Word for word, extract the first line of the records below and each line after it, up to and including the line with "const yTitle = 'WAGERS MADE';". Pictures are left out.

......

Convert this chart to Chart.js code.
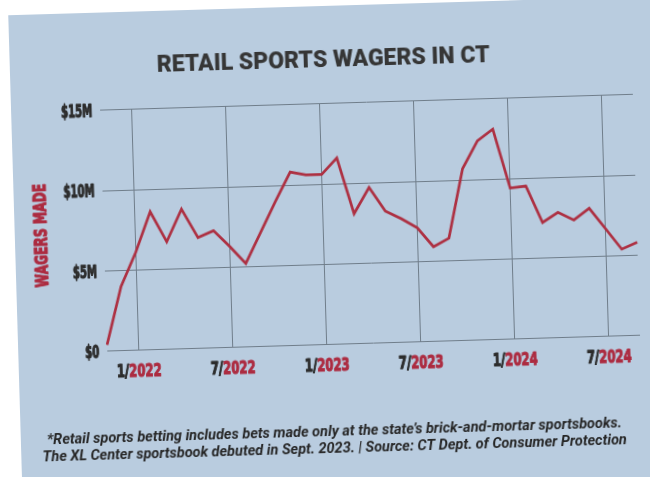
<html>

<head>
    <title>Retail Sports Wagers in CT</title>
    <script src="https://cdn.jsdelivr.net/npm/chart.js"></script>
</head>

<style>
    body {
        margin: 0;
        background-color: #ffffff;
        width: 650px;
        height: 477px;
        overflow: hidden;
    }

    /* the printed card is scanned a little crooked */
    #wrap {
        position: relative;
        width: 650px;
        height: 477px;
        transform: rotate(-1.7deg);
        transform-origin: 325px 238px;
    }

    #card {
        position: absolute;
        left: 15px;
        top: 6px;
        width: 660px;
        height: 520px;
        background-color: #b9ccdf;
    }

    #myChart {
        position: absolute;
        left: 0;
        top: 0;
    }
</style>

<body>
    <div id="wrap">
        <div id="card"></div>
        <canvas id="myChart" width="650" height="477"></canvas>
    </div>

    <script>
        // monthly retail wagers, $ millions
        const months = [
            '11/2021', '12/2021',
            '1/2022', '2/2022', '3/2022', '4/2022', '5/2022', '6/2022',
            '7/2022', '8/2022', '9/2022', '10/2022', '11/2022', '12/2022',
            '1/2023', '2/2023', '3/2023', '4/2023', '5/2023', '6/2023',
            '7/2023', '8/2023', '9/2023', '10/2023', '11/2023', '12/2023',
            '1/2024', '2/2024', '3/2024', '4/2024', '5/2024', '6/2024',
            '7/2024', '8/2024', '9/2024'
        ];
        const wagers = [
            0.4, 4.0,
            6.1, 8.6, 6.7, 8.7, 6.9, 7.3,
            6.3, 5.2, 7.1, 9.0, 10.8, 10.6,
            10.6, 11.6, 8.1, 9.7, 8.2, 7.7,
            7.1, 5.9, 6.4, 10.7, 12.4, 13.1,
            9.4, 9.5, 7.2, 7.8, 7.3, 8.0,
            6.7, 5.4, 5.8
        ];
        const xTickMonths = ['1/2022', '7/2022', '1/2023', '7/2023', '1/2024', '7/2024'];
        const yTickValues = [0, 5, 10, 15];
        const yTickLabels = ['$0', '$5M', '$10M', '$15M'];
        const yTitle = 'WAGERS MADE';

        const red = '#ac2b40';
        const ink = '#2c2c2c';
        const gridColor = '#6f7d8a';
        const narrow = "'DejaVu Sans Condensed', 'Liberation Sans', sans-serif";

        // squeezed + slightly stroked text, to get the heavy narrow poster face of the print
        function squeezed(ctx, text, x, y, sx, align) {
            ctx.save();
            ctx.translate(x, y);
            ctx.scale(sx, 1);
            ctx.textAlign = align;
            ctx.strokeStyle = ctx.fillStyle;
            ctx.lineWidth = 1.1;
            ctx.lineJoin = 'round';
            ctx.fillText(text, 0, 0);
            ctx.strokeText(text, 0, 0);
            ctx.restore();
        }

        const axisText = {
            id: 'axisText',
            afterDraw(chart) {
                const ctx = chart.ctx;
                const x = chart.scales.x;
                const y = chart.scales.y;
                const area = chart.chartArea;
                ctx.save();

                // x labels are two-tone: month in ink, year in red
                const sx = 0.72;
                ctx.font = 'bold 18px ' + narrow;
                ctx.textBaseline = 'top';
                xTickMonths.forEach(label => {
                    const px = x.getPixelForValue(months.indexOf(label));
                    const parts = label.split('/');
                    const a = parts[0] + '/';
                    const b = parts[1];
                    const wa = ctx.measureText(a).width * sx;
                    const wb = ctx.measureText(b).width * sx;
                    const left = px - (wa + wb) / 2;
                    const top = area.bottom + 13;
                    ctx.fillStyle = ink;
                    squeezed(ctx, a, left, top, sx, 'left');
                    ctx.fillStyle = red;
                    squeezed(ctx, b, left + wa, top, sx, 'left');
                });

                // y labels
                ctx.font = 'bold 17px ' + narrow;
                ctx.textBaseline = 'middle';
                ctx.fillStyle = ink;
                yTickValues.forEach((v, i) => {
                    squeezed(ctx, yTickLabels[i], area.left - 8, y.getPixelForValue(v) + 2, 0.66, 'right');
                });

                // y title
                ctx.font = 'bold 17px ' + narrow;
                ctx.fillStyle = red;
                ctx.textBaseline = 'middle';
                ctx.translate(43, (area.top + area.bottom) / 2 + 3);
                ctx.rotate(-Math.PI / 2);
                squeezed(ctx, yTitle, 0, 0, 0.8, 'center');

                ctx.restore();
            }
        };

        const data = {
            labels: months,
            datasets: [{
                data: wagers,
                borderColor: '#ad3042',
                borderWidth: 2.7,
                pointRadius: 0,
                tension: 0,
                fill: false
            }]
        };

        const config = {
            type: 'line',
            data: data,
            plugins: [axisText],
            options: {
                responsive: false,
                animation: false,
                layout: {
                    padding: { left: 20, right: 13, top: 0, bottom: 0 }
                },
                plugins: {
                    legend: { display: false },
                    tooltip: { enabled: false },
                    title: {
                        display: true,
                        text: 'RETAIL SPORTS WAGERS IN CT',
                        color: '#363636',
                        font: { family: 'Roboto', size: 23, weight: 900 },
                        padding: { top: 47, bottom: 29 }
                    },
                    subtitle: {
                        display: true,
                        position: 'bottom',
                        text: [
                            '*Retail sports betting includes bets made only at the state\u2019s brick-and-mortar sportsbooks.',
                            'The XL Center sportsbook debuted in Sept. 2023. | Source: CT Dept. of Consumer Protection'
                        ],
                        color: '#262626',
                        font: { family: 'Roboto', size: 14.5, weight: 'bold', style: 'italic', lineHeight: 1.2 },
                        padding: { top: 38, bottom: 19 }
                    }
                },
                scales: {
                    x: {
                        type: 'category',
                        offset: false,
                        border: { display: false },
                        grid: {
                            drawTicks: false,
                            lineWidth: 1,
                            color: (ctx) => xTickMonths.includes(months[ctx.index]) ? gridColor : 'transparent'
                        },
                        ticks: {
                            autoSkip: false,
                            maxRotation: 0,
                            minRotation: 0,
                            padding: 10,
                            color: 'transparent',
                            font: { family: narrow, size: 17, weight: 'bold' },
                            callback: (v, i) => xTickMonths.includes(months[i]) ? months[i] : ''
                        }
                    },
                    y: {
                        min: 0,
                        max: 15,
                        border: { display: false },
                        afterFit: (scale) => { scale.width = 84; },
                        afterBuildTicks: (scale) => {
                            scale.ticks = yTickValues.map(v => ({ value: v }));
                        },
                        grid: {
                            drawTicks: false,
                            lineWidth: 1,
                            color: gridColor
                        },
                        ticks: {
                            padding: 8,
                            color: 'transparent',
                            font: { family: narrow, size: 16, weight: 'bold' },
                            callback: (v) => yTickLabels[yTickValues.indexOf(v)]
                        }
                    }
                }
            }
        };
    </script>
    <script>
        const myChart = new Chart(
            document.getElementById('myChart'),
            config
        );
    </script>
</body>

</html>
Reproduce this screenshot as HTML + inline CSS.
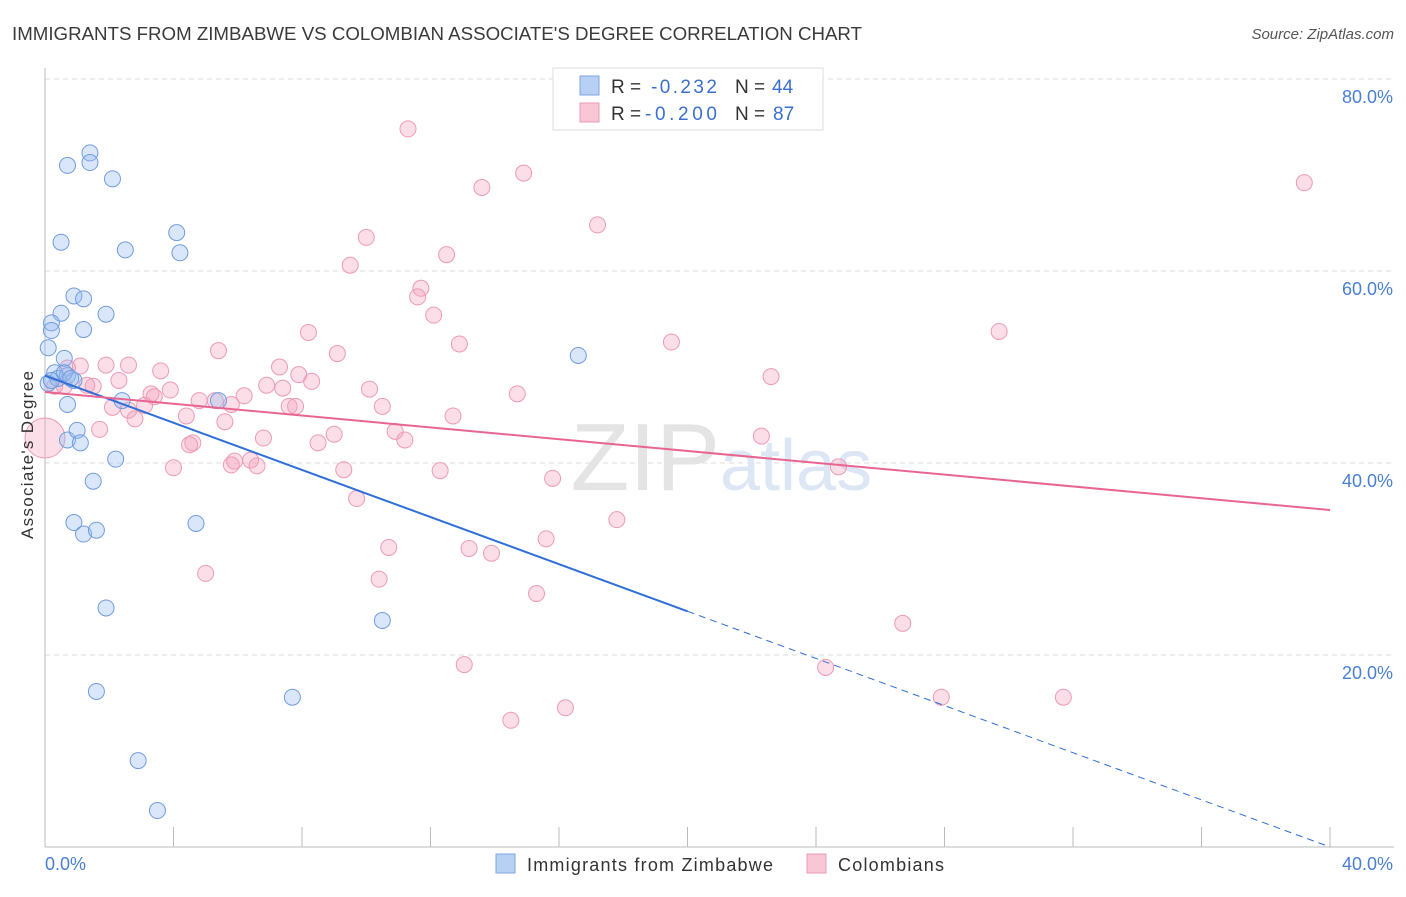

......

FULL SOLUTION
Convert this chart to Chart.js code.
<html>

<head>
    <title>Retail Sports Wagers in CT</title>
    <script src="https://cdn.jsdelivr.net/npm/chart.js"></script>
</head>

<style>
    body {
        margin: 0;
        background-color: #ffffff;
        width: 650px;
        height: 477px;
        overflow: hidden;
    }

    /* the printed card is scanned a little crooked */
    #wrap {
        position: relative;
        width: 650px;
        height: 477px;
        transform: rotate(-1.7deg);
        transform-origin: 325px 238px;
    }

    #card {
        position: absolute;
        left: 15px;
        top: 6px;
        width: 660px;
        height: 520px;
        background-color: #b9ccdf;
    }

    #myChart {
        position: absolute;
        left: 0;
        top: 0;
    }
</style>

<body>
    <div id="wrap">
        <div id="card"></div>
        <canvas id="myChart" width="650" height="477"></canvas>
    </div>

    <script>
        // monthly retail wagers, $ millions
        const months = [
            '11/2021', '12/2021',
            '1/2022', '2/2022', '3/2022', '4/2022', '5/2022', '6/2022',
            '7/2022', '8/2022', '9/2022', '10/2022', '11/2022', '12/2022',
            '1/2023', '2/2023', '3/2023', '4/2023', '5/2023', '6/2023',
            '7/2023', '8/2023', '9/2023', '10/2023', '11/2023', '12/2023',
            '1/2024', '2/2024', '3/2024', '4/2024', '5/2024', '6/2024',
            '7/2024', '8/2024', '9/2024'
        ];
        const wagers = [
            0.4, 4.0,
            6.1, 8.6, 6.7, 8.7, 6.9, 7.3,
            6.3, 5.2, 7.1, 9.0, 10.8, 10.6,
            10.6, 11.6, 8.1, 9.7, 8.2, 7.7,
            7.1, 5.9, 6.4, 10.7, 12.4, 13.1,
            9.4, 9.5, 7.2, 7.8, 7.3, 8.0,
            6.7, 5.4, 5.8
        ];
        const xTickMonths = ['1/2022', '7/2022', '1/2023', '7/2023', '1/2024', '7/2024'];
        const yTickValues = [0, 5, 10, 15];
        const yTickLabels = ['$0', '$5M', '$10M', '$15M'];
        const yTitle = 'WAGERS MADE';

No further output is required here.